Monday, June 27, 2005

The Ten Commandments Case

A few scattered thoughts:

1. Souter's majority opinion in McCreary striking down the display of the Ten Commandments makes a particular note of religion's "divisiveness":
Page 33: We are centuries away from the St. Bartholomew's Day massacre and the treatment of heretics in early Massachusetts, but the divisiveness of religion in current public life is inescapable.
At what point does "divisiveness" become a reason for the government not to do something? The Supreme Court's own decision is very likely to be "divisive" in and of itself. In fact, I'll bet that the Supreme Court decision is inestimably more divisive -- as it will be widely reported -- than was any Ten Commandments display in some obscure courthouse in Kentucky that hardly anyone ever saw.
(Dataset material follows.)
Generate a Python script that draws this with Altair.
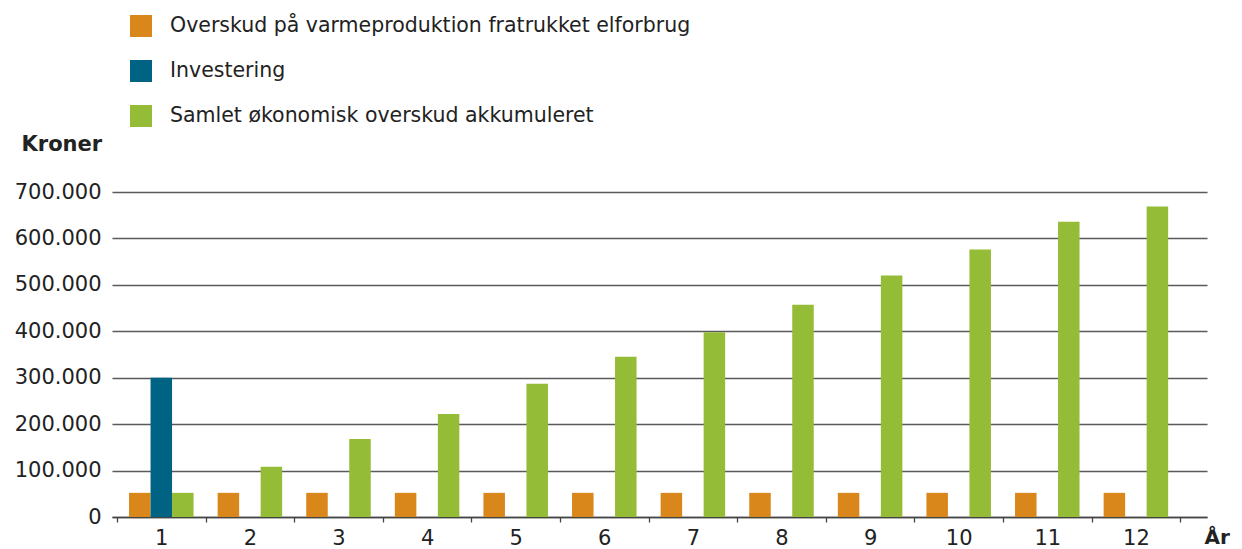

2. Scalia's dissent points out that 97% of the American people believe in monotheism of some sort; the Founders were monotheistic, etc., etc. Souter responds in a very confused footnote:
There might, indeed, even have been some reservations about monotheism as the paradigm example. It is worth noting that the canonical biography of George Washington, the dissent's primary
exemplar of the monotheistic tradition, calls him a deist. J. Flexner, George Washington: Anguish and Farewell (1793?1799) 490 (1972) ("Washingon's religious belief was that of the enlightenment: deism").It would have been odd for the First Congress to propose an Amendment with Religion Clauses that took no account of the President's religion.
Huh? Souter appears to be saying that Washington was a deist rather than a monotheist. That is akin to saying that Washington couldn't have been a Virginian, because he was President. "Monotheism" simply means believing that there is ONE God, rather than zero or many. "Deism" is a form of "monotheism," which believes that the one God doesn't intervene in human affairs. (Souter may have been confused by the contrast between "deist" and "theist." But as far as I know, Souter is the first person to perceive a contradiction between "deist" and "monotheist.")

Anyway, Scalia cleared things up in his dissent:
The Court thinks it “surpris[ing]” and “truly remarkable” to believe that “the deity the Framers had in mind” (presumably in all the instances of invocation of the deity I have cited) “was the God of monotheism.” Ante, at 32. This reaction would be more comprehensible if the Court could suggest what other God (in the singular, and with a capital G) there is, other than “the God of monotheism.” This is not necessarily the Christian God (though if it were, one would expect Christ regularly to be invoked, which He is not); but it is inescapably the God of monotheism.